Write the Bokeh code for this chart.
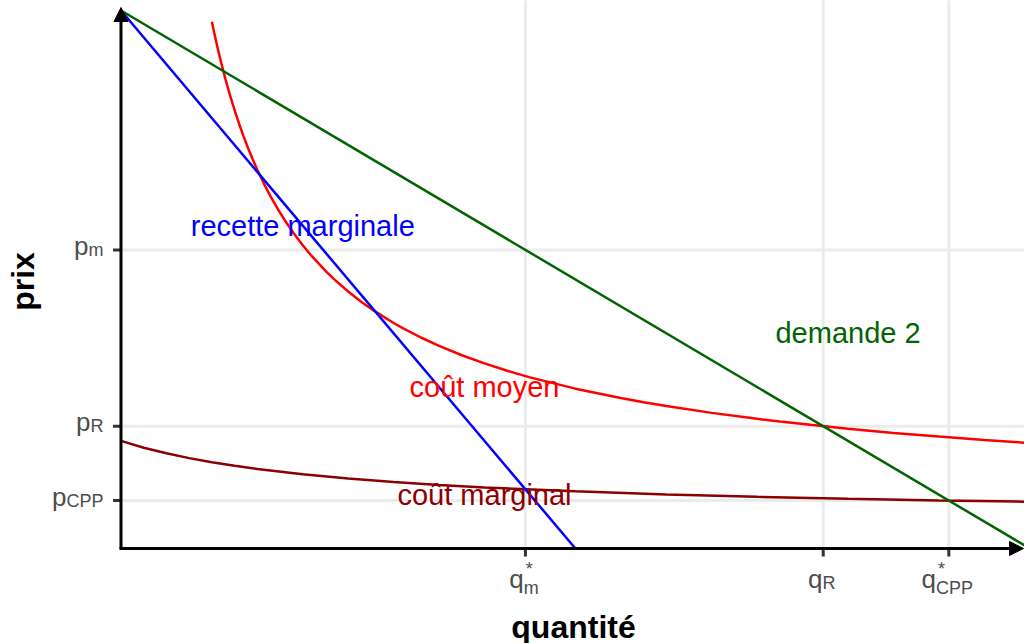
import math
from bokeh.plotting import figure
from bokeh.models import Range1d, Arrow, NormalHead
from bokeh.embed import file_html
from bokeh.resources import INLINE
from bokeh.core.properties import value

# ---------------- data ----------------
demand_q = [0.0, 10.0]
demand_p = [10.0, 0.0]
mr_q = [0.0, 5.0]
mr_p = [10.0, 0.0]
ac_q = [1.0, 1.025, 1.05, 1.075, 1.1, 1.15, 1.2, 1.25, 1.3, 1.35, 1.4, 1.45, 1.5, 1.575,
        1.65, 1.725, 1.8, 1.9, 2.0, 2.1, 2.25, 2.35, 2.5, 2.65, 2.8, 3.0, 3.1, 3.3, 3.5,
        3.75, 4.0, 4.25, 4.5, 5.0, 5.5, 5.75, 6.0, 6.5, 7.0, 7.25, 8.0, 8.5, 9.0, 9.5, 10.0]
ac_p = [9.790, 9.590, 9.400, 9.218, 9.045, 8.720, 8.421, 8.146, 7.891, 7.655, 7.436, 7.231,
        7.039, 6.774, 6.532, 6.311, 6.107, 5.860, 5.636, 5.433, 5.161, 4.998, 4.777, 4.579,
        4.402, 4.192, 4.096, 3.922, 3.766, 3.592, 3.440, 3.304, 3.181, 2.971, 2.796, 2.719,
        2.648, 2.521, 2.410, 2.360, 2.226, 2.149, 2.080, 2.017, 1.960]
mc_q = [0.0, 0.25, 0.5, 0.75, 1.0, 1.25, 1.5, 2.0, 2.5, 3.0, 3.5, 4.0, 5.0, 6.0, 7.0,
        8.0, 9.0, 10.0]
mc_p = [2.000, 1.874, 1.770, 1.680, 1.603, 1.537, 1.478, 1.380, 1.301, 1.236, 1.182,
        1.136, 1.062, 1.005, 0.960, 0.924, 0.894, 0.869]

q_ticks = [4.45, 7.727, 9.109]
q_main = ["q", "q", "q"]
q_sub = ["m", "R", "CPP"]
q_sup = ["*", "", "*"]
p_ticks = [5.55, 2.273, 0.891]
p_main = ["p", "p", "p"]
p_sub = ["m", "R", "CPP"]

labels = ["recette marginale", "demande 2", "coût moyen", "coût marginal"]
label_q = [2.0, 8.0, 4.0, 4.0]
label_p = [6.0, 4.0, 3.0, 1.0]
label_colors = ["#0000FF", "#006400", "#FF0000", "#8B0000"]

x_title = "quantité"
y_title = "prix"

# ---------------- layout ----------------
W, H = 1024, 643
PXQ, PXP = 90.88, 53.8          # pixels per data unit
ORIG_X, ORIG_Y = 120.5, 548.0   # origin position in figure pixels (from left / from top)
x0 = -ORIG_X / PXQ
x1 = x0 + W / PXQ
y1 = ORIG_Y / PXP
y0 = y1 - H / PXP
SHIFT = 10.0                    # text baseline correction (px, upwards)


def dq(px):
    return px / PXQ


def dp(px):
    return px / PXP


ADV = {"m": 0.833, "R": 0.722, "C": 0.722, "P": 0.667, "*": 0.389, "p": 0.556, "q": 0.556}


def tw(s, size):
    return sum(ADV[c] for c in s) * size


FONT = value("Liberation Sans")
MAIN, SUB = 26, 18
TICK_COL = "#4D4D4D"

p = figure(width=W, height=H, x_range=Range1d(x0, x1), y_range=Range1d(y0, y1),
           output_backend="svg", toolbar_location=None,
           x_axis_location=None, y_axis_location=None,
           min_border=0, outline_line_color=None,
           background_fill_color="white", border_fill_color="white")
p.grid.visible = False

# grid lines
grid_col = "#EBEBEB"
n = len(q_ticks)
p.segment(x0=q_ticks, y0=[0] * n, x1=q_ticks, y1=[y1 + 1] * n, line_color=grid_col, line_width=3)
p.segment(x0=[0] * len(p_ticks), y0=p_ticks, x1=[x1 + 1] * len(p_ticks), y1=p_ticks,
          line_color=grid_col, line_width=3)

# curves
p.line(mc_q, mc_p, line_color="#8B0000", line_width=2.5)
p.line(ac_q, ac_p, line_color="#FF0000", line_width=2.5)
p.line(mr_q, mr_p, line_color="#0000FF", line_width=2.5)
p.line(demand_q, demand_p, line_color="#006400", line_width=2.5)

# axes with arrows
p.add_layout(Arrow(x_start=-dq(1.5), y_start=0, x_end=x1 - dq(1), y_end=0,
                   line_color="black", line_width=3,
                   end=NormalHead(size=14, fill_color="black", line_color="black", line_width=1)))
p.add_layout(Arrow(x_start=0, y_start=0, x_end=0, y_end=y1 - dp(7),
                   line_color="black", line_width=3,
                   end=NormalHead(size=14, fill_color="black", line_color="black", line_width=1)))

# ticks
p.segment(x0=[-dq(8)] * len(p_ticks), y0=p_ticks, x1=[0] * len(p_ticks), y1=p_ticks,
          line_color="#333333", line_width=3)
p.segment(x0=q_ticks, y0=[0] * n, x1=q_ticks, y1=[-dp(8)] * n,
          line_color="#333333", line_width=3)

# y tick labels (p with subscript), right aligned
right = -dq(17.5)
p.text(x=[right] * len(p_ticks), y=[t - dp(10 - SHIFT) for t in p_ticks], text=p_sub,
       text_align="right", text_baseline="alphabetic", text_font=FONT,
       text_font_size=f"{SUB}px", text_color=TICK_COL)
p.text(x=[right - dq(tw(s, SUB)) for s in p_sub], y=[t - dp(6 - SHIFT) for t in p_ticks],
       text=p_main, text_align="right", text_baseline="alphabetic", text_font=FONT,
       text_font_size=f"{MAIN}px", text_color=TICK_COL)

# x tick labels (q with subscript / superscript), centred
qw = tw("q", MAIN)
lefts = [t - dq((qw + tw(s, SUB)) / 2) - dq(1.5) for t, s in zip(q_ticks, q_sub)]
p.text(x=lefts, y=[-dp(40 - SHIFT)] * n, text=q_main, text_align="left",
       text_baseline="alphabetic", text_font=FONT, text_font_size=f"{MAIN}px",
       text_color=TICK_COL)
p.text(x=[l + dq(qw) for l in lefts],
       y=[-dp((49 if sp else 44) - SHIFT) for sp in q_sup], text=q_sub,
       text_align="left", text_baseline="alphabetic",
       text_font=FONT, text_font_size=f"{SUB}px", text_color=TICK_COL)
p.text(x=[l + dq(qw + 2) for l in lefts], y=[-dp(30 - SHIFT)] * n, text=q_sup,
       text_align="left", text_baseline="alphabetic",
       text_font=FONT, text_font_size=f"{SUB}px", text_color=TICK_COL)

# axis titles
p.text(x=[dq(573 - 120.5)], y=[-dp(88 - SHIFT)], text=[x_title], text_align="center",
       text_baseline="alphabetic", text_font=FONT, text_font_size="32px",
       text_font_style="bold", text_color="black")
p.text(x=[-dq(120.5 - 22)], y=[dp(548 - 281)], text=[y_title], angle=math.pi / 2,
       text_align="center", text_baseline="alphabetic", text_font=FONT,
       text_font_size="32px", text_font_style="bold", text_color="black")

# curve labels
p.text(x=label_q, y=[v - dp(10 - SHIFT) for v in label_p], text=labels, text_align="center",
       text_baseline="alphabetic", text_font=FONT, text_font_size="29px",
       text_color=label_colors)

open("out.html", "w").write(file_html(p, INLINE))
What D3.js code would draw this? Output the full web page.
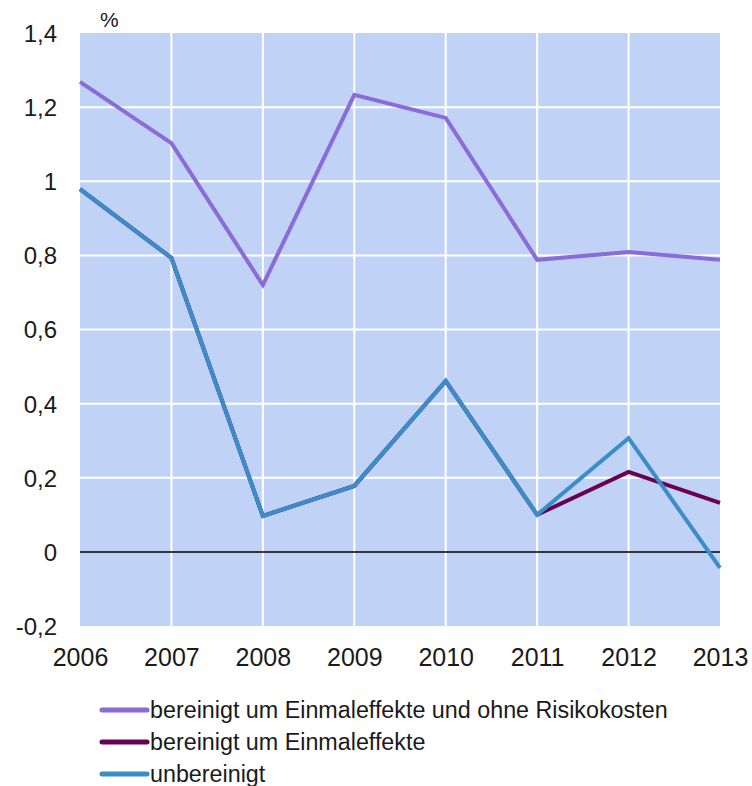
<!DOCTYPE html>
<html>
<head>
<meta charset="utf-8">
<script src="https://cdn.jsdelivr.net/npm/d3@7"></script>
<style>
  body { margin: 0; background: #fff; }
  text { font-family: "Liberation Sans", Arial, sans-serif; fill: #1a1a1a; }
</style>
</head>
<body>
<div id="chart"></div>
<script>
// chart values
var years = [2006, 2007, 2008, 2009, 2010, 2011, 2012, 2013];
var ohneRisiko = [1.268, 1.103, 0.72, 1.233, 1.171, 0.788, 0.809, 0.788];
var einmal = [0.979, 0.793, 0.097, 0.178, 0.461, 0.1, 0.216, 0.132];
var unbereinigt = [0.979, 0.793, 0.097, 0.178, 0.461, 0.1, 0.307, -0.043];
var yTicks = [-0.2, 0, 0.2, 0.4, 0.6, 0.8, 1, 1.2, 1.4];
var seriesNames = ["bereinigt um Einmaleffekte und ohne Risikokosten", "bereinigt um Einmaleffekte", "unbereinigt"];
var seriesColors = ["#8a6bd8", "#6a0052", "#3a8dc8"];

var width = 752, height = 786;
var margin = {left: 80, right: 32, top: 33, bottom: 160};
var w = width - margin.left - margin.right;
var h = height - margin.top - margin.bottom;

var svg = d3.select("#chart").append("svg")
            .attr("width", width)
            .attr("height", height);

var g = svg.append("g")
           .attr("transform", "translate(" + margin.left + "," + margin.top + ")");

var x = d3.scaleLinear().domain([2006, 2013]).range([0, w]);
var y = d3.scaleLinear().domain([-0.2, 1.4]).range([h, 0]);

// plot background
g.append("rect")
 .attr("width", w).attr("height", h)
 .attr("fill", "#c0d3f7");

// grid lines
g.append("g").selectAll("line").data(years.slice(1, -1)).enter()
 .append("line")
 .attr("x1", d => x(d)).attr("x2", d => x(d))
 .attr("y1", 0).attr("y2", h)
 .attr("stroke", "#fff").attr("stroke-width", 2);

g.append("g").selectAll("line").data(yTicks.filter(d => d != 0 && d != -0.2 && d != 1.4)).enter()
 .append("line")
 .attr("x1", 0).attr("x2", w)
 .attr("y1", d => y(d)).attr("y2", d => y(d))
 .attr("stroke", "#fff").attr("stroke-width", 2);

// zero line
g.append("line")
 .attr("x1", 0).attr("x2", w)
 .attr("y1", y(0)).attr("y2", y(0))
 .attr("stroke", "#000").attr("stroke-width", 1.5);

// axes (german decimal comma, plain hyphen for minus)
var fmt = d => String(d).replace(".", ",");
var yAxis = g.append("g")
             .call(d3.axisLeft(y).tickValues(yTicks).tickFormat(fmt).tickSize(0).tickPadding(23));
yAxis.select(".domain").remove();
yAxis.selectAll("text").style("font-size", "24px").attr("dy", "0.35em");

var xAxis = g.append("g")
             .attr("transform", "translate(0," + h + ")")
             .call(d3.axisBottom(x).tickValues(years).tickFormat(d3.format("d")).tickSize(0).tickPadding(22));
xAxis.select(".domain").remove();
xAxis.selectAll("text").style("font-size", "25px");

g.append("text")
 .attr("x", 20).attr("y", -6)
 .style("font-size", "21px")
 .text("%");

// lines
var line = d3.line()
             .x((d, i) => x(years[i]))
             .y(d => y(d));

[ohneRisiko, einmal, unbereinigt].forEach(function(s, i){
    g.append("path")
     .datum(s)
     .attr("d", line)
     .attr("fill", "none")
     .attr("stroke", seriesColors[i])
     .attr("stroke-width", 4)
     .attr("stroke-linejoin", "miter");
});

// legend
var legend = svg.append("g").attr("transform", "translate(102,710)");
seriesNames.forEach(function(name, i){
    var row = legend.append("g").attr("transform", "translate(0," + (i * 32) + ")");
    row.append("line")
       .attr("x1", 0).attr("x2", 45)
       .attr("stroke", seriesColors[i])
       .attr("stroke-width", 5)
       .attr("stroke-linecap", "round");
    row.append("text")
       .attr("x", 48).attr("dy", "0.35em")
       .style("font-size", "23.3px")
       .text(name);
});
</script>
</body>
</html>
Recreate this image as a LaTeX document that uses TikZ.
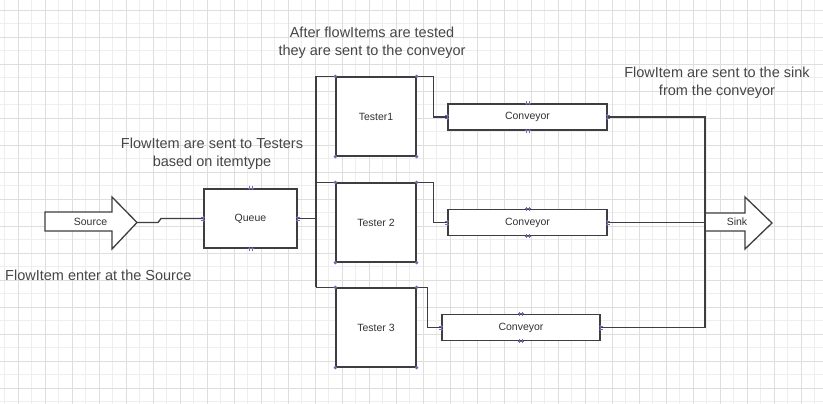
\documentclass[tikz,border=0pt]{standalone}
\usepackage{fontspec}
\setmainfont{Liberation Sans}
\definecolor{linec}{RGB}{62,62,66}
\definecolor{txtc}{RGB}{50,50,50}
\definecolor{notec}{RGB}{70,70,70}
\definecolor{portc}{RGB}{110,105,175}
\definecolor{gminor}{RGB}{238,238,238}
\definecolor{gmajor}{RGB}{222,222,222}
\begin{document}
\begin{tikzpicture}[x=1pt,y=-1pt,
  ln/.style={draw=linec, line width=1.3pt},
  box/.style={ln, fill=white, inner sep=0pt, font=\fontsize{10.5}{12}\selectfont, text=txtc},
  tbox/.style={box, minimum width=80, minimum height=79},
  cbox/.style={box, minimum height=26},
  note/.style={align=center, font=\fontsize{14.5}{18}\selectfont, text=notec, inner sep=0pt},
  lbl/.style={font=\fontsize{10.5}{12}\selectfont, text=txtc, inner sep=0pt},
  hport/.pic={\draw[portc, line width=0.8pt] (-3,0)--(3,0) (-1.5,-2)--(-1.5,2) (1.5,-2)--(1.5,2);},
  vport/.pic={\draw[portc, line width=0.8pt] (0,-3)--(0,3) (-2,-1.5)--(2,-1.5) (-2,1.5)--(2,1.5);},
  kport/.pic={\fill[portc] (0,0) circle (1.8);}]
\useasboundingbox (0,0) rectangle (823,404);
\fill[white] (0,0) rectangle (823,404);
% grid
\foreach \i in {0,...,62} {
  \draw[gminor, line width=0.5pt] ({4.5+13.5*\i},0) -- ({4.5+13.5*\i},404);
}
\foreach \j in {0,...,30} {
  \draw[gminor, line width=0.5pt] (0,{-3.5+13.5*\j}) -- (823,{-3.5+13.5*\j});
}
\foreach \i in {0,...,31} {
  \draw[gmajor, line width=0.6pt] ({18+27*\i},0) -- ({18+27*\i},404);
}
\foreach \j in {0,...,15} {
  \draw[gmajor, line width=0.6pt] (0,{10+27*\j}) -- (823,{10+27*\j});
}

% notes
\node[note] (n1) at (372,43) {After flowItems are tested\\they are sent to the conveyor};
\node[note] (n2) at (717,82.5) {FlowItem are sent to the sink\\from the conveyor};
\node[note] (n3) at (212,154) {FlowItem are sent to Testers\\based on itemtype};
\node[note, anchor=west] (n4) at (5,275) {FlowItem enter at the Source};

% source arrow
\draw[ln, fill=white] (45,212) -- (112,212) -- (112,197) -- (137,222.5) -- (112,249) -- (112,231) -- (45,231) -- cycle;
\coordinate (srctip) at (137,222.5);
\node[lbl] (srclbl) at (90.5,221.5) {Source};

% sink arrow
\draw[ln, fill=white] (705,213) -- (745,213) -- (745,197) -- (772,223) -- (745,249) -- (745,231) -- (705,231);
\node[lbl] (snklbl) at (737,222) {Sink};

% boxes
\node[box, minimum width=93, minimum height=59] (queue) at (250.5,218.5) {Queue};
\node[tbox] (t1) at (376,116.5) {Tester1};
\node[tbox] (t2) at (376,222.5) {Tester 2};
\node[tbox] (t3) at (376,327.5) {Tester 3};
\node[cbox, minimum width=159] (c1) at (527.5,117) {Conveyor};
\node[cbox, minimum width=159] (c2) at (527.5,222.5) {Conveyor};
\node[cbox, minimum width=158] (c3) at (521,327.5) {Conveyor};

\coordinate (bus) at (316,0);
\coordinate (sb) at (705,0);

% connectors
\draw[ln] (srctip) -- ++(21,0) -- ++(3,-4) -- (queue.west);
\draw[ln] (queue.east) -- (queue.east -| bus);
\draw[ln] (t1.north west -| bus) -- (t3.north west -| bus);
\draw[ln] (t1.north west -| bus) -- (t1.north east) -- ++(17,0) |- (c1.west);
\draw[ln] (t2.north west -| bus) -- (t2.north east) -- ++(17,0) |- (c2.west);
\draw[ln] (t3.north west -| bus) -- (t3.north east) -- ++(11,0) |- (c3.west);
\draw[ln] (c1.east) -- (c1.east -| sb) -- (c3.east -| sb) -- (c3.east);
\draw[ln] (c2.east) -- (c2.east -| sb);

% ports
\foreach \b in {queue,c1,c2,c3} {
  \pic at (\b.north) {hport};
  \pic at (\b.south) {hport};
  \pic at (\b.west) {vport};
  \pic at (\b.east) {vport};
}
\foreach \b in {t1,t2,t3} {
  \pic at (\b.north west) {kport};
  \pic at (\b.north east) {kport};
  \pic at (\b.south west) {kport};
  \pic at (\b.south east) {kport};
}
\end{tikzpicture}
\end{document}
_ _ _
Select every line of the records holding the string "code".

*Task output*
Write the Bokeh code for this chart.
What D3.js code would draw this? Output the full web page.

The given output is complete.